What is/are your most proud accomplishment(s) as a K-12 educator?
Moments of pride include witnessing the achievements of my students, creating a framework that guides teachers through the complexity of preparing for context-based mathematics instruction, and developing a support structure that promotes system-wide job embedded professional development.
Some of my proudest accomplishments as a K-12 educator are related to moments when I could empower a student to succeed. My ability to widen options and empower all students to achieve at high levels was acknowledged by the state when I was recognized as a Georgia Master Teacher. As a district leader, I am proud of my work developing a framework that guides teachers through the process of planning and preparing for the implementation of mathematics instruction that is culturally responsive and widely accessible. This framework, combined with a teacher leader support structure, empowered educators in my district to make math matter for every student every day.
Describe what you do in the classroom to inspire your students.
As a classroom teacher I inspired my students by enabling them to recognize that they were highly capable and that their contributions to the classroom and to the community were valued. I did this by providing opportunities for them to apply mathematics to a variety of topics that were relevant to them and by maintaining a space where all voices were heard. I spent time getting to know my students, their families, and their interests. I made sure they understood that failure was not a final destination but a rest stop on their journey to success. In my position as Mathematics Coordinator, I seek to inspire other educators by ensuring they are well equipped, encouraged, and supported as they provide high quality instruction to our students. I strive to provide opportunities and guidance that empowers others to expose students to a variety of experiences in mathematics.
What is/are your most proud accomplishment(s) in regards to your personal life?

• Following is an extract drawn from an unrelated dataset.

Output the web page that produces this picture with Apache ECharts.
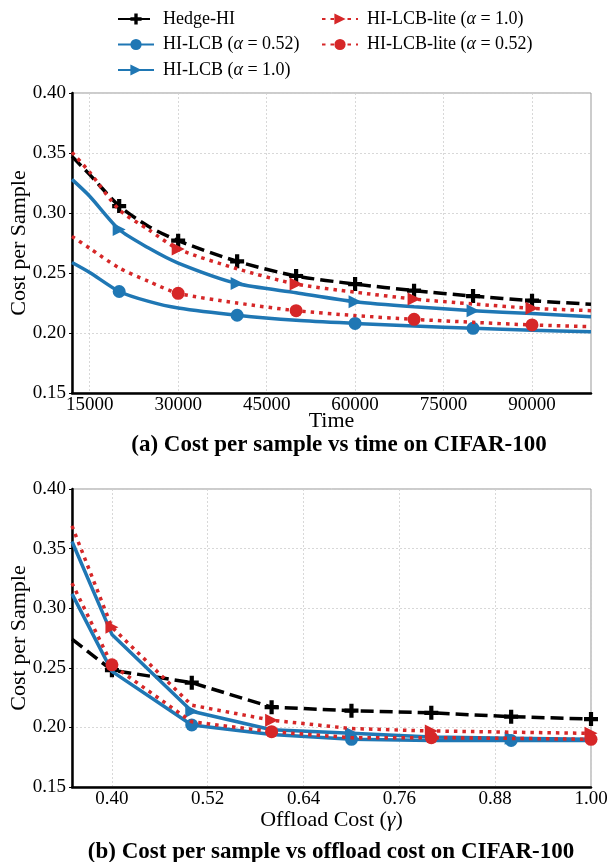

Personally, I am proud of the decades that I have worked in tandem with my husband to raise two loving, caring, and talented risk takers who are chasing their dreams, positively influencing the community, and raising future kings and queens. I am proud of the work we do in ministry to enhance the social/emotional well-being of community members who are facing challenging times in their everyday lives. I am proud of the years spent on our county’s Housing Authority board developing programs that provide decent, safe, and sanitary housing along with my current work on the Tourism Authority board ensuring we promote and develop public projects that enhance cultural growth, public welfare, education and recreation. I am also proud of my work with the NAACP educating and advocating for civil rights and activism. Mainly, I am proud that I am living the lessons taught by my parents.
Please share some words of wisdom/inspiration.
As educators, I think we could make our lives much easier and the lives of our students much richer if we spent less time telling students what to think and more time providing students with something worth thinking about. Mathematics should be taught with a focus on helping students to become independent, critical, and creative thinkers. We must establish a sense of urgency for improving mathematics proficiency. Memorizing mathematics facts and practicing computational skills is not enough to prepare students for the demands of our future world. We must act with the intent to develop citizens who are innovative problem solvers, who can adapt to the constantly changing social structures, and who can justify conclusions to the complex problems of the world. I encourage my colleagues to establish a need and a means to make math matter for every student every day.